Kubrick, Stanley (1928–1999) By Oveisy, Fouad
Stanley Kubrick (b. 26 July 1928, Bronx, New York, US; d. 7 March 1999, St Albans, England) was a key late-modernist American director renowned for his creative use of cinematic elements, a bold approach to the human subject’s existential dilemmas, and a controversial tendency towards grotesque subject matter. Even though the themes and cinematic styles vary greatly throughout Kubrick’s oeuvre, the human relationship with technology and government, the individual’s traumatic response to sexual and societal norms, and the mass conditions in the wake of war and violence capture the gist of his philosophical focus on the limitations of modernity.
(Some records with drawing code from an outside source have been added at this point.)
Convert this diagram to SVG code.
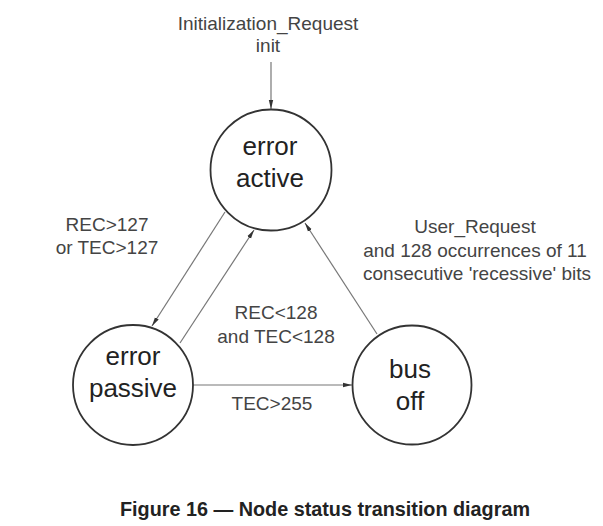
<svg xmlns="http://www.w3.org/2000/svg" width="603" height="526" viewBox="0 0 603 526">
<style>
.node circle{fill:#fff;stroke:#333;stroke-width:1.8}
.state{font-family:"Liberation Sans",Arial,sans-serif;font-size:26px;fill:#222;text-anchor:middle}
.lbl{font-family:"Liberation Sans",Arial,sans-serif;font-size:19px;fill:#444;text-anchor:middle}
.edge{stroke:#777;stroke-width:1.2;fill:none;marker-end:url(#ah)}
.title{font-family:"Liberation Sans",Arial,sans-serif;font-size:19.8px;font-weight:bold;fill:#222}
</style>
<defs>
<marker id="ah" markerUnits="userSpaceOnUse" markerWidth="9" markerHeight="6" refX="9" refY="3" orient="auto">
<path d="M0,0.8 L9,3 L0,5.2 z" fill="#333"/>
</marker>
</defs>
<rect width="603" height="526" fill="#fff"/>
<g id="connectors">
<line class="edge" x1="271" y1="62" x2="271" y2="109"/>
<line class="edge" x1="225" y1="212" x2="152" y2="326"/>
<line class="edge" x1="180" y1="343" x2="254" y2="230"/>
<line class="edge" x1="377" y1="334" x2="305" y2="223"/>
<line class="edge" x1="193" y1="385" x2="352" y2="385"/>
</g>
<g id="labels">
<text class="lbl" x="268" y="30">Initialization_Request</text>
<text class="lbl" x="268" y="52">init</text>
<text class="lbl" x="107" y="231">REC&gt;127</text>
<text class="lbl" x="107" y="254">or TEC&gt;127</text>
<text class="lbl" x="276" y="319">REC&lt;128</text>
<text class="lbl" x="276" y="343">and TEC&lt;128</text>
<text class="lbl" x="272" y="410">TEC&gt;255</text>
<text class="lbl" x="475" y="233">User_Request</text>
<text class="lbl" x="475" y="257">and 128 occurrences of 11</text>
<text class="lbl" x="477" y="280">consecutive 'recessive' bits</text>
</g>
<g id="error-active" class="node">
<circle cx="271" cy="170" r="60.5"/>
<text class="state" x="270" y="155">error</text>
<text class="state" x="270" y="187">active</text>
</g>
<g id="error-passive" class="node">
<circle cx="133" cy="385" r="60"/>
<text class="state" x="133" y="365">error</text>
<text class="state" x="133" y="397">passive</text>
</g>
<g id="bus-off" class="node">
<circle cx="412" cy="385" r="59.5"/>
<text class="state" x="410" y="378">bus</text>
<text class="state" x="410" y="410">off</text>
</g>
<text class="title" x="120" y="516">Figure 16 — Node status transition diagram</text>
</svg>
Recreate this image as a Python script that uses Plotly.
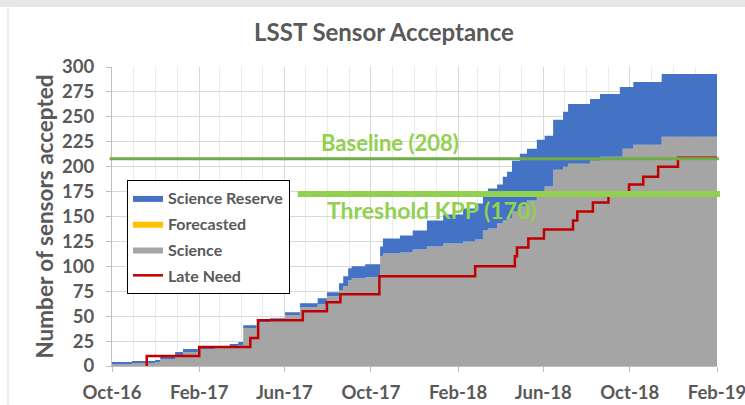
import plotly.graph_objects as go

# ---- data ----
acc_dates = ["2016-10-01", "2016-10-29", "2016-12-01", "2016-12-08", "2016-12-29",
             "2017-01-09", "2017-01-30", "2017-02-23", "2017-03-16", "2017-03-28",
             "2017-04-04", "2017-04-23", "2017-05-12", "2017-06-02", "2017-06-23",
             "2017-07-18", "2017-07-31", "2017-08-17", "2017-08-23", "2017-08-30",
             "2017-09-04", "2017-09-23", "2017-10-14", "2017-10-18", "2017-11-11",
             "2017-11-29", "2017-12-19", "2018-01-11", "2018-02-08", "2018-02-25",
             "2018-03-08", "2018-03-15", "2018-03-28", "2018-04-05", "2018-04-11",
             "2018-04-18", "2018-04-29", "2018-05-09", "2018-05-23", "2018-06-03",
             "2018-06-15", "2018-06-29", "2018-07-06", "2018-08-06", "2018-08-20",
             "2018-09-17", "2018-09-21", "2018-10-06", "2018-11-15", "2019-02-01"]
total_accepted = [4, 5, 6, 9, 14, 17, 19, 20, 22, 24,
                  41, 47, 48, 54, 63, 68, 74, 83, 90, 98,
                  100, 102, 120, 128, 131, 136, 146, 152, 158, 163,
                  170, 178, 182, 190, 195, 206, 213, 218, 227, 231,
                  247, 255, 263, 268, 273, 280, 280, 285, 293, 293]
science = [2, 3, 4, 7, 11, 14, 17, 18, 19, 21,
           38, 44, 45, 51, 59, 62, 70, 76, 80, 86,
           88, 89, 110, 113, 114, 117, 120, 123, 125, 127,
           136, 138, 143, 146, 148, 155, 160, 166, 175, 180,
           197, 200, 203, 206, 210, 210, 218, 222, 230, 230]

late_dates = ["2016-11-19", "2016-11-19", "2017-02-01", "2017-04-14", "2017-04-25",
              "2017-06-27", "2017-07-31", "2017-08-19", "2017-10-13", "2018-02-25",
              "2018-04-22", "2018-04-25", "2018-05-11", "2018-06-02", "2018-07-13",
              "2018-07-19", "2018-08-10", "2018-09-01", "2018-09-30", "2018-10-20",
              "2018-11-10", "2018-12-08", "2019-02-01"]
late_need = [0, 10, 19, 28, 46, 55, 64, 72, 90, 100,
             110, 119, 128, 137, 146, 155, 164, 172, 182, 190,
             200, 209, 209]

baseline = 208
threshold_kpp = 170

FONT = "Lato"
TXT = "#595959"
GREEN_LIGHT = "#92D050"
GREEN_DARK = "#70AD47"

fig = go.Figure()

fig.add_trace(go.Scatter(
    x=acc_dates, y=science, name="Science", mode="lines", line_shape="hv",
    line=dict(width=0, color="#A5A5A5"), fill="tozeroy", fillcolor="#A5A5A5",
    legendrank=3, legendgroup="c", hoverinfo="skip"))
fig.add_trace(go.Scatter(
    x=acc_dates, y=total_accepted, name="Science Reserve", mode="lines", line_shape="hv",
    line=dict(width=0, color="#4472C4"), fill="tonexty", fillcolor="#4472C4",
    legendrank=1, legendgroup="a", hoverinfo="skip"))
fig.add_trace(go.Scatter(
    x=[acc_dates[0]], y=[0], name="Forecasted", mode="lines",
    line=dict(width=0, color="#FFC000"), fill="tozeroy", fillcolor="#FFC000",
    legendrank=2, legendgroup="b", hoverinfo="skip"))
fig.add_trace(go.Scatter(
    x=late_dates, y=late_need, name="Late Need", mode="lines", line_shape="hv",
    line=dict(width=2.5, color="#C00000"), legendrank=4, legendgroup="d",
    hoverinfo="skip"))

shapes = [
    dict(type="rect", xref="paper", yref="paper", x0=-0.2, x1=1.1, y0=1.2007, y1=1.25,
         fillcolor="#E7E7E7", line=dict(width=0), layer="above"),
    dict(type="line", xref="paper", yref="paper", x0=-0.1719, x1=-0.1719, y0=-0.14, y1=1.2007,
         line=dict(color="#D9D9D9", width=1), layer="above"),
    dict(type="line", xref="paper", yref="y", x0=-0.004, x1=1.003, y0=baseline, y1=baseline,
         line=dict(color=GREEN_DARK, width=3)),
    dict(type="line", xref="paper", yref="y", x0=0.307, x1=1.005, y0=threshold_kpp + 2.5,
         y1=threshold_kpp + 2.5, line=dict(color=GREEN_LIGHT, width=6)),
]

annotations = [
    dict(text="Baseline (208)", xref="paper", yref="paper", x=0.4595, y=0.749,
         xanchor="center", yanchor="middle", showarrow=False,
         font=dict(family=FONT, size=22, color=GREEN_LIGHT, weight="bold")),
    dict(text="Threshold KPP (170)", xref="paper", yref="paper", x=0.529, y=0.5217,
         xanchor="center", yanchor="middle", showarrow=False,
         font=dict(family=FONT, size=23, color=GREEN_LIGHT, weight="bold")),
]

fig.update_layout(
    width=745, height=405,
    margin=dict(l=112, r=28, t=67, b=39, autoexpand=False),
    paper_bgcolor="white", plot_bgcolor="white",
    title=dict(text="LSST Sensor Acceptance", x=0.5154, xanchor="center",
               y=1 - 33 / 405, yanchor="middle", yref="container", automargin=False,
               font=dict(family=FONT, size=24, color=TXT, weight="bold")),
    shapes=shapes, annotations=annotations,
    showlegend=True,
    legend=dict(x=0.0248, y=0.622, xanchor="left", yanchor="top",
                bordercolor="#000000", borderwidth=1, bgcolor="white",
                font=dict(family=FONT, size=16, color=TXT, weight="bold"),
                itemwidth=30, traceorder="grouped", tracegroupgap=2),
    xaxis=dict(
        type="date", range=["2016-10-01", "2019-02-01"],
        tick0="2016-10-01", dtick="M4", tickformat="%b-%y",
        tickfont=dict(family=FONT, size=18.5, color=TXT, weight="bold"),
        ticklabelstandoff=5, ticklabeloverflow="allow",
        showgrid=True, gridcolor="#D9D9D9", gridwidth=1,
        minor=dict(dtick="M1", showgrid=True, gridcolor="#EBEBEB", gridwidth=1),
        showline=True, linecolor="#BFBFBF", linewidth=1,
        ticks="outside", ticklen=5, tickcolor="#BFBFBF",
        zeroline=False, automargin=False),
    yaxis=dict(
        range=[0, 300], tick0=0, dtick=25,
        tickfont=dict(family=FONT, size=18.5, color=TXT, weight="bold"),
        ticklabelstandoff=8,
        showgrid=True, gridcolor="#D9D9D9", gridwidth=1,
        showline=True, linecolor="#BFBFBF", linewidth=1,
        ticks="outside", ticklen=5, tickcolor="#BFBFBF",
        zeroline=False,
        title=dict(text="Number of sensors accepted", standoff=2,
                   font=dict(family=FONT, size=22.5, color=TXT, weight="bold")),
        automargin=False),
)

fig.write_html("out.html", config={"displayModeBar": False},
               post_script="document.body.style.margin='0px';")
Kubrick’s films fall into the modernist tradition of aesthetic formalism. In the science fiction 2001: A Space Odyssey (1968), he effectively uses the Eisensteinian techniques of rhythmic, tonal and intellectual montage to comment on technological teleology, human enlightenment, and the origin of violence. Kubrick established his early reputation with the noir The Killing (1956), and the World War I drama Paths of Glory (1957). The adaptations Lolita (1962) and A Clockwork Orange (1971) brought him worldwide success and acclaim. Later in his career, the psychological thriller The Shining (1987) and the Vietnam film Full Metal Jacket (1987) cemented his status as a fierce yet highly controversial critic of modern society, human nature, and the capitalistic machines of war and patriarchy.